Home

Our transportation systems are poised for a transformation as we make progress on autonomous vehicles, vehicle-to-vehicle (V2V) and vehicle-to-everything (V2X) communication infrastructures, and smart road infrastructures (like smart traffic lights). But many challenges stand in the way of this transformation. For example, how do we make perception accurate and robust enough to accomplish safe autonomous driving? How do we generate policies that equip autonomous cars with adaptive human negotiation skills when merging, overtaking, or yielding? How do we decide when a system is safe enough to deploy? And how do we optimize efficiency through intelligent traffic management and control of fleets? 

To meet these requirements in safety, efficiency, control, and capacity, the systems must be automated with intelligent decision making. Machine learning will be an essential component of that.

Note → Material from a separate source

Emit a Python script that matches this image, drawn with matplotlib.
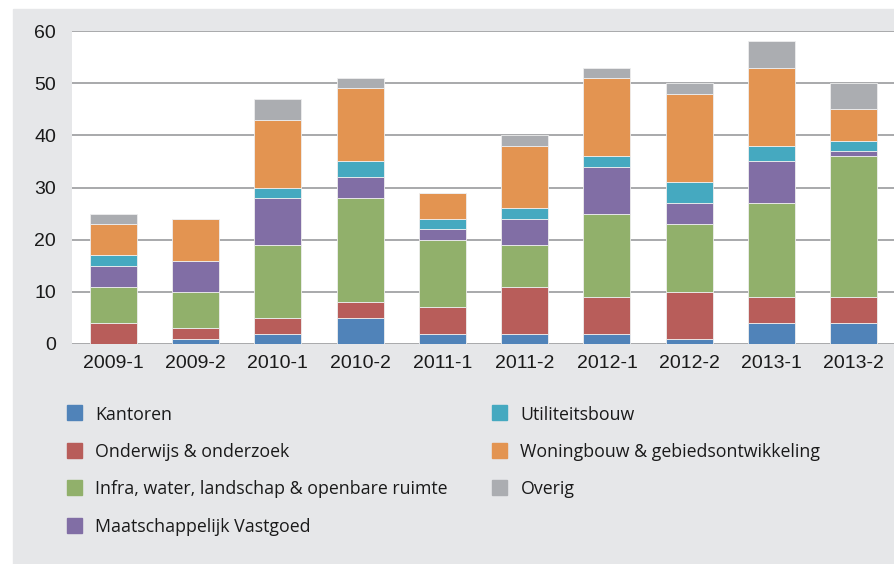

Machine learning has made rapid progress in the self-driving domain (e.g., in real-time perception and prediction of traffic scenes); has started to be applied to ride-sharing platforms such as Uber (e.g., demand forecasting); and by crowd-sourced video scene analysis companies such as Nexar (e.g., understanding and avoiding accidents). But to address the challenges arising in our future transportation system, we need to consider the transportation systems as a whole rather than solving problems in isolation, from prediction, to behavior, to infrastructure.

The goal of this workshop is to bring together researchers and practitioners from all areas of intelligent transportations systems to address core challenges with machine learning. These challenges include, but are not limited to
pedestrian detection, intent recognition, and negotiation,
coordination with human-driven vehicles,
machine learning for object tracking,
unsupervised representation learning for autonomous driving,
deep reinforcement learning for learning driving policies,
cross-modal and simulator to real-world transfer learning, 
scene classification, real-time perception and prediction of traffic scenes,
uncertainty propagation in deep neural networks,
efficient inference with deep neural networks
predictive modeling of risk and accidents through telematics, modeling, simulation and forecast of demand and mobility patterns in large scale urban transportation systems, 
machine learning approaches for control and coordination of traffic leveraging V2V and V2X infrastructures,

The workshop will include invited speakers, panels, presentations of accepted papers, and posters. We invite papers in the form of short, long, and position papers to address the core challenges mentioned above. We encourage researchers and practitioners on self-driving cars, transportation systems and ride-sharing platforms to participate. 

This will be the 3rd NIPS workshop in this series. Previous workshops have been very successful and have attracted large numbers of participants from both academia and industry.